The Criteria for speedy deletion (CSD) criteria have been written to tightly define what does and does not qualify for speedy deletion. This is done to ensure that only those articles where clear consensus for deletion exists will be speedily deleted. The criteria are strict because careless or hasty speedy deleters can do just as much, if not more damage to the project than vandals. Poor quality CSD'ers can chase off quality editors by inappropriately deleting their articles. This can be frustrating to a newbie editor and can tarnish Wikipedia's image. Per the policy, Where reasonable doubt exists, discussion using another method under the deletion policy should occur instead.

WP:CSD

  1. Patent nonsense. Pages consisting purely of incoherent text or gibberish with no meaningful content or history. This does not include poor writing, partisan screeds, obscene remarks, vandalism, fictional material, material not in English, poorly translated material, implausible theories, or hoaxes; some of these, however, may be deleted as vandalism in blatant cases.

WP:Nonsense Wikipedia writers and editors contribute a lot of brilliant prose, but occasionally some patent nonsense. This falls into two categories:

  1. Total nonsense, i.e., text or random characters that have no assignable meaning at all. This includes sequences such as "sdfgdsfkgdshgdkhgdsklhsklgroflmaolololol;;;'dsfgdfg", in which keys of the keyboard have been pressed with no regard for what is typed.
  2. Content that, while apparently meaningful after a fashion, is so completely and irredeemably confused that no reasonable person can be expected to make any sense of it whatsoever.

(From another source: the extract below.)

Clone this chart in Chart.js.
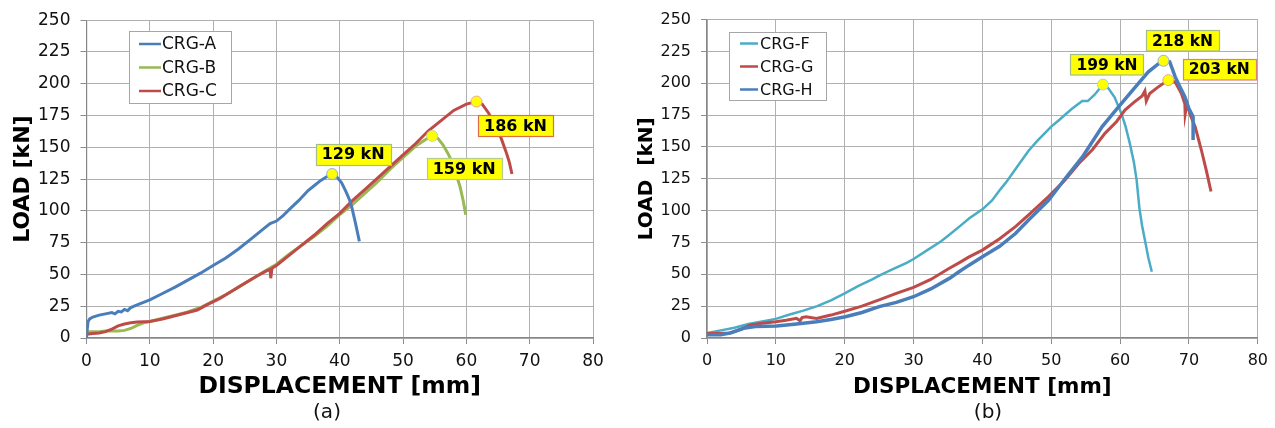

Patent nonsense is NOT code for a hoax or vandalism, it is for when the material is so convoluted that you cannot make heads or tails of what the author is saying. If the article is readable and makes sense, even if the idea represented is nonsense, then it doesn't qualify because G1 explicitly excludes implausible theories, vandalism, and hoaxes. In other words, "President Lincoln was born in 2008, but travelled back in time to lead the north to victory over the south." It may be nonsense, but it is not patent nonsense and is explicitly excluded from G1. I reviewed 25 cases of G1 deletions. In 6 (24%) case, the G1 was appropriately applied. In 7 (28%) cases, I felt that the article should have been sent to AFD instead. In 12 (48%) cases, I felt the article should be deleted, but on a different criterion than the one given.